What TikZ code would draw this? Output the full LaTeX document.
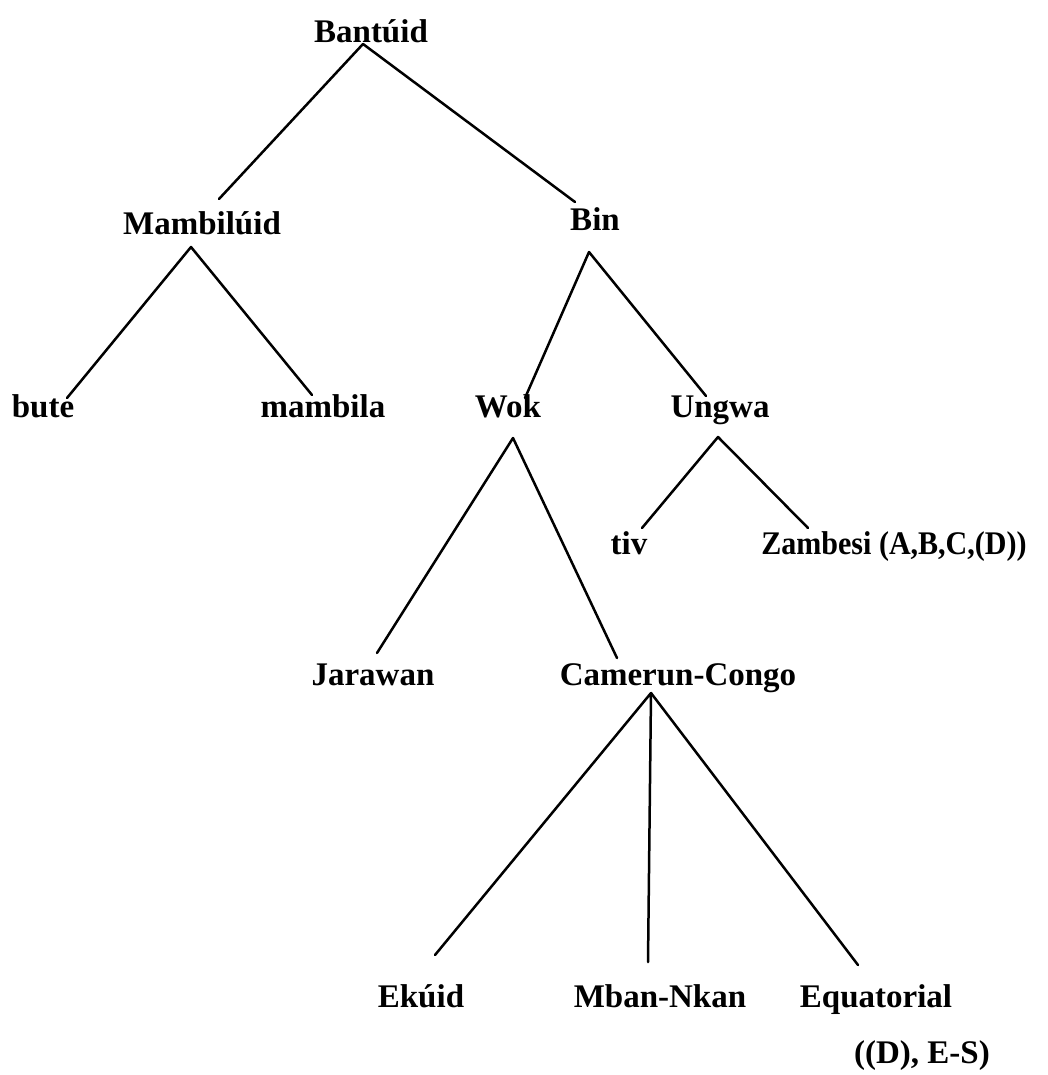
\documentclass[tikz,border=0pt]{standalone}
\usepackage{fontspec}
\usepackage{graphicx}
\setmainfont{Liberation Serif}
\begin{document}
\begin{tikzpicture}[x=1pt,y=-1pt,
  lbl/.style={anchor=base,inner sep=0pt,font=\fontsize{33}{40}\selectfont\bfseries},
  edge/.style={line width=2.5pt,line cap=round,line join=round}]
\useasboundingbox[fill=white] (0,0) rectangle (1048,1075);
% nodes
\node[lbl] (bantuid) at (371,43) {Bantúid};
\node[lbl] (mambiluid) at (202,235) {Mambilúid};
\node[lbl] (bin) at (595,231) {Bin};
\node[lbl] (bute) at (43,417) {bute};
\node[lbl] (mambila) at (323,417) {mambila};
\node[lbl] (wok) at (508,417) {Wok};
\node[lbl] (ungwa) at (720,417) {Ungwa};
\node[lbl] (tiv) at (629,554) {tiv};
\node[lbl] (zambesi) at (894,554) {\scalebox{0.91}[1]{Zambesi (A,B,C,(D))}};
\node[lbl] (jarawan) at (373,685) {Jarawan};
\node[lbl] (camerun) at (678,685) {Camerun-Congo};
\node[lbl] (ekuid) at (421,1007) {Ekúid};
\node[lbl] (mban) at (660,1007) {Mban-Nkan};
\node[lbl] (equatorial) at (876,1007) {Equatorial};
\node[lbl] (es) at (922,1063) {((D), E-S)};
% connectors
\draw[edge] ([xshift=17pt,yshift=36pt]mambiluid.base) -- ([xshift=-8pt,yshift=-1pt]bantuid.base) -- ([xshift=-20pt,yshift=29pt]bin.base);
\draw[edge] ([xshift=24pt,yshift=19pt]bute.base) -- ([xshift=-11pt,yshift=-12pt]mambiluid.base) -- ([xshift=-11pt,yshift=22pt]mambila.base);
\draw[edge] ([xshift=17pt,yshift=19pt]wok.base) -- ([xshift=-6pt,yshift=-21pt]bin.base) -- ([xshift=-14pt,yshift=21pt]ungwa.base);
\draw[edge] ([xshift=4pt,yshift=32pt]jarawan.base) -- ([xshift=5pt,yshift=-21pt]wok.base) -- ([xshift=-61pt,yshift=27pt]camerun.base);
\draw[edge] ([xshift=13pt,yshift=26pt]tiv.base) -- ([xshift=-2pt,yshift=-20pt]ungwa.base) -- ([xshift=-86pt,yshift=26pt]zambesi.base);
\draw[edge] ([xshift=14pt,yshift=52pt]ekuid.base) -- ([xshift=-27pt,yshift=-8pt]camerun.base) -- ([xshift=-12pt,yshift=45pt]mban.base);
\draw[edge] ([xshift=-27pt,yshift=-8pt]camerun.base) -- ([xshift=-18pt,yshift=42pt]equatorial.base);
\end{tikzpicture}
\end{document}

[Problem requirements]
Each line of the data is to be duplicated exactly; pictures stay out of the copy.

[Solved exercise]
What TikZ code would draw this? Output the full LaTeX document.
\documentclass[tikz,border=0pt]{standalone}
\usepackage{fontspec}
\usepackage{graphicx}
\setmainfont{Liberation Serif}
\begin{document}
\begin{tikzpicture}[x=1pt,y=-1pt,
  lbl/.style={anchor=base,inner sep=0pt,font=\fontsize{33}{40}\selectfont\bfseries},
  edge/.style={line width=2.5pt,line cap=round,line join=round}]
\useasboundingbox[fill=white] (0,0) rectangle (1048,1075);
% nodes
\node[lbl] (bantuid) at (371,43) {Bantúid};
\node[lbl] (mambiluid) at (202,235) {Mambilúid};
\node[lbl] (bin) at (595,231) {Bin};
\node[lbl] (bute) at (43,417) {bute};
\node[lbl] (mambila) at (323,417) {mambila};
\node[lbl] (wok) at (508,417) {Wok};
\node[lbl] (ungwa) at (720,417) {Ungwa};
\node[lbl] (tiv) at (629,554) {tiv};
\node[lbl] (zambesi) at (894,554) {\scalebox{0.91}[1]{Zambesi (A,B,C,(D))}};
\node[lbl] (jarawan) at (373,685) {Jarawan};
\node[lbl] (camerun) at (678,685) {Camerun-Congo};
\node[lbl] (ekuid) at (421,1007) {Ekúid};
\node[lbl] (mban) at (660,1007) {Mban-Nkan};
\node[lbl] (equatorial) at (876,1007) {Equatorial};
\node[lbl] (es) at (922,1063) {((D), E-S)};
% connectors
\draw[edge] ([xshift=17pt,yshift=36pt]mambiluid.base) -- ([xshift=-8pt,yshift=-1pt]bantuid.base) -- ([xshift=-20pt,yshift=29pt]bin.base);
\draw[edge] ([xshift=24pt,yshift=19pt]bute.base) -- ([xshift=-11pt,yshift=-12pt]mambiluid.base) -- ([xshift=-11pt,yshift=22pt]mambila.base);
\draw[edge] ([xshift=17pt,yshift=19pt]wok.base) -- ([xshift=-6pt,yshift=-21pt]bin.base) -- ([xshift=-14pt,yshift=21pt]ungwa.base);
\draw[edge] ([xshift=4pt,yshift=32pt]jarawan.base) -- ([xshift=5pt,yshift=-21pt]wok.base) -- ([xshift=-61pt,yshift=27pt]camerun.base);
\draw[edge] ([xshift=13pt,yshift=26pt]tiv.base) -- ([xshift=-2pt,yshift=-20pt]ungwa.base) -- ([xshift=-86pt,yshift=26pt]zambesi.base);
\draw[edge] ([xshift=14pt,yshift=52pt]ekuid.base) -- ([xshift=-27pt,yshift=-8pt]camerun.base) -- ([xshift=-12pt,yshift=45pt]mban.base);
\draw[edge] ([xshift=-27pt,yshift=-8pt]camerun.base) -- ([xshift=-18pt,yshift=42pt]equatorial.base);
\end{tikzpicture}
\end{document}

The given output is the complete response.